Given problem: Write the listing below out again exactly, dropping the images.
┄┄┄┄┄┄┄┄┄┄┄┄┄┄┄┄┄┄┄┄
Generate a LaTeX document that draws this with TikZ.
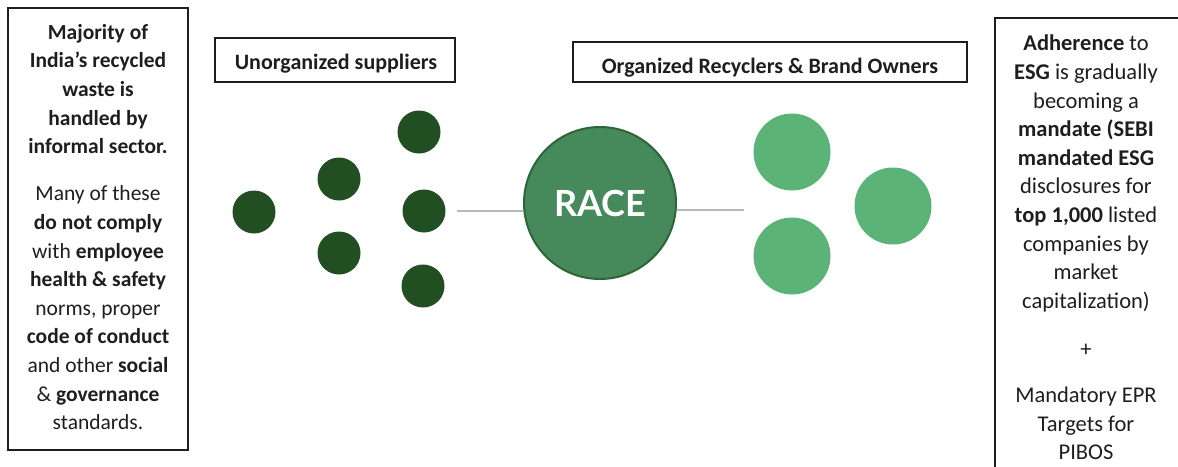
\documentclass[tikz,border=0pt]{standalone}
\usepackage{fontspec}
\setmainfont{Carlito}
\newfontfamily\racefont{Lato}
\definecolor{darkg}{HTML}{224F22}
\definecolor{raceg}{HTML}{46895B}
\definecolor{raceb}{HTML}{2C6638}
\definecolor{lightg}{HTML}{5BB377}
\definecolor{txt}{HTML}{1E1E1E}
\definecolor{linegray}{HTML}{B8B8B8}
\begin{document}
\begin{tikzpicture}[x=1pt,y=-1pt,
  frame/.style={draw=txt, line width=1.8pt},
  head/.style={frame, inner sep=0pt},
  headtext/.style={text=txt, font=\fontsize{22}{26}\selectfont\bfseries, anchor=base, inner sep=0pt},
  para/.style={align=center, inner sep=0pt, text=txt, font=\fontsize{21.5}{28.6}\selectfont},
  parar/.style={para, font=\fontsize{22.5}{28.6}\selectfont},
  small/.style={circle, fill=darkg, minimum size=43pt, inner sep=0pt},
  big/.style={circle, fill=lightg, minimum size=77pt, inner sep=0pt},
  link/.style={draw=linegray, line width=2pt}]
\useasboundingbox (0,0) rectangle (1178,466);
% left box
\node[frame, minimum width=180pt, minimum height=442pt, inner sep=0pt] (lbox) at (98,229) {};
\node[para] (lt1) at (98,89) {\bfseries Majority of\\ \bfseries India’s recycled\\ \bfseries waste is\\ \bfseries handled by\\ \bfseries informal sector.};
\node[para] (lt2) at (98,308) {Many of these\\ \textbf{do not comply}\\ with \textbf{employee}\\ \textbf{health \& safety}\\ norms, proper\\ \textbf{code of conduct}\\ and other \textbf{social}\\ \& \textbf{governance}\\ standards.};
% right box (open at right and bottom)
\coordinate (rb1) at (995,470);
\coordinate (rb2) at (995,18);
\coordinate (rb3) at (1180,18);
\draw[frame] (rb1) -- (rb2) -- (rb3);
\node[parar] (rt1) at (1086,173.5) {\textbf{Adherence} to\\ \textbf{ESG} is gradually\\ becoming a\\ \textbf{mandate (SEBI}\\ \textbf{mandated ESG}\\ disclosures for\\ \textbf{top 1,000} listed\\ companies by\\ market\\ capitalization)};
\node[parar] (rt2) at (1086,350) {+};
\node[parar] (rt3) at (1086,423.5) {Mandatory EPR\\ Targets for\\ PIBOS};
% headers
\node[head, minimum width=240pt, minimum height=44pt] (unorg) at (335,60) {};
\node[headtext] (unorgt) at (336,69) {Unorganized suppliers};
\node[head, minimum width=394pt, minimum height=40pt] (org) at (770,62) {};
\node[headtext] (orgt) at (770,73) {Organized Recyclers \& Brand Owners};
% small dark circles
\node[small] (u1) at (254,212) {};
\node[small] (u2) at (339,179) {};
\node[small] (u3) at (339,253) {};
\node[small] (u4) at (419,132) {};
\node[small] (u5) at (424,211) {};
\node[small] (u6) at (423,286) {};
% RACE
\node[circle, fill=raceg, draw=raceb, line width=2pt, minimum size=152pt, inner sep=0pt,
      text=white, font=\racefont\fontsize{36}{40}\selectfont\bfseries] (race) at (600,203) {RACE};
% light circles
\node[big] (o1) at (792,152) {};
\node[big] (o2) at (893,206) {};
\node[big] (o3) at (792,256) {};
% links
\coordinate (lend) at (457,211);
\coordinate (rend) at (744,210);
\draw[link] (lend) -- (race.west |- lend);
\draw[link] (race.east |- rend) -- (rend);
\end{tikzpicture}
\end{document}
┄┄┄┄┄┄┄┄┄┄┄┄┄┄┄┄┄┄┄┄
Finished answer:
Generate a LaTeX document that draws this with TikZ.
\documentclass[tikz,border=0pt]{standalone}
\usepackage{fontspec}
\setmainfont{Carlito}
\newfontfamily\racefont{Lato}
\definecolor{darkg}{HTML}{224F22}
\definecolor{raceg}{HTML}{46895B}
\definecolor{raceb}{HTML}{2C6638}
\definecolor{lightg}{HTML}{5BB377}
\definecolor{txt}{HTML}{1E1E1E}
\definecolor{linegray}{HTML}{B8B8B8}
\begin{document}
\begin{tikzpicture}[x=1pt,y=-1pt,
  frame/.style={draw=txt, line width=1.8pt},
  head/.style={frame, inner sep=0pt},
  headtext/.style={text=txt, font=\fontsize{22}{26}\selectfont\bfseries, anchor=base, inner sep=0pt},
  para/.style={align=center, inner sep=0pt, text=txt, font=\fontsize{21.5}{28.6}\selectfont},
  parar/.style={para, font=\fontsize{22.5}{28.6}\selectfont},
  small/.style={circle, fill=darkg, minimum size=43pt, inner sep=0pt},
  big/.style={circle, fill=lightg, minimum size=77pt, inner sep=0pt},
  link/.style={draw=linegray, line width=2pt}]
\useasboundingbox (0,0) rectangle (1178,466);
% left box
\node[frame, minimum width=180pt, minimum height=442pt, inner sep=0pt] (lbox) at (98,229) {};
\node[para] (lt1) at (98,89) {\bfseries Majority of\\ \bfseries India’s recycled\\ \bfseries waste is\\ \bfseries handled by\\ \bfseries informal sector.};
\node[para] (lt2) at (98,308) {Many of these\\ \textbf{do not comply}\\ with \textbf{employee}\\ \textbf{health \& safety}\\ norms, proper\\ \textbf{code of conduct}\\ and other \textbf{social}\\ \& \textbf{governance}\\ standards.};
% right box (open at right and bottom)
\coordinate (rb1) at (995,470);
\coordinate (rb2) at (995,18);
\coordinate (rb3) at (1180,18);
\draw[frame] (rb1) -- (rb2) -- (rb3);
\node[parar] (rt1) at (1086,173.5) {\textbf{Adherence} to\\ \textbf{ESG} is gradually\\ becoming a\\ \textbf{mandate (SEBI}\\ \textbf{mandated ESG}\\ disclosures for\\ \textbf{top 1,000} listed\\ companies by\\ market\\ capitalization)};
\node[parar] (rt2) at (1086,350) {+};
\node[parar] (rt3) at (1086,423.5) {Mandatory EPR\\ Targets for\\ PIBOS};
% headers
\node[head, minimum width=240pt, minimum height=44pt] (unorg) at (335,60) {};
\node[headtext] (unorgt) at (336,69) {Unorganized suppliers};
\node[head, minimum width=394pt, minimum height=40pt] (org) at (770,62) {};
\node[headtext] (orgt) at (770,73) {Organized Recyclers \& Brand Owners};
% small dark circles
\node[small] (u1) at (254,212) {};
\node[small] (u2) at (339,179) {};
\node[small] (u3) at (339,253) {};
\node[small] (u4) at (419,132) {};
\node[small] (u5) at (424,211) {};
\node[small] (u6) at (423,286) {};
% RACE
\node[circle, fill=raceg, draw=raceb, line width=2pt, minimum size=152pt, inner sep=0pt,
      text=white, font=\racefont\fontsize{36}{40}\selectfont\bfseries] (race) at (600,203) {RACE};
% light circles
\node[big] (o1) at (792,152) {};
\node[big] (o2) at (893,206) {};
\node[big] (o3) at (792,256) {};
% links
\coordinate (lend) at (457,211);
\coordinate (rend) at (744,210);
\draw[link] (lend) -- (race.west |- lend);
\draw[link] (race.east |- rend) -- (rend);
\end{tikzpicture}
\end{document}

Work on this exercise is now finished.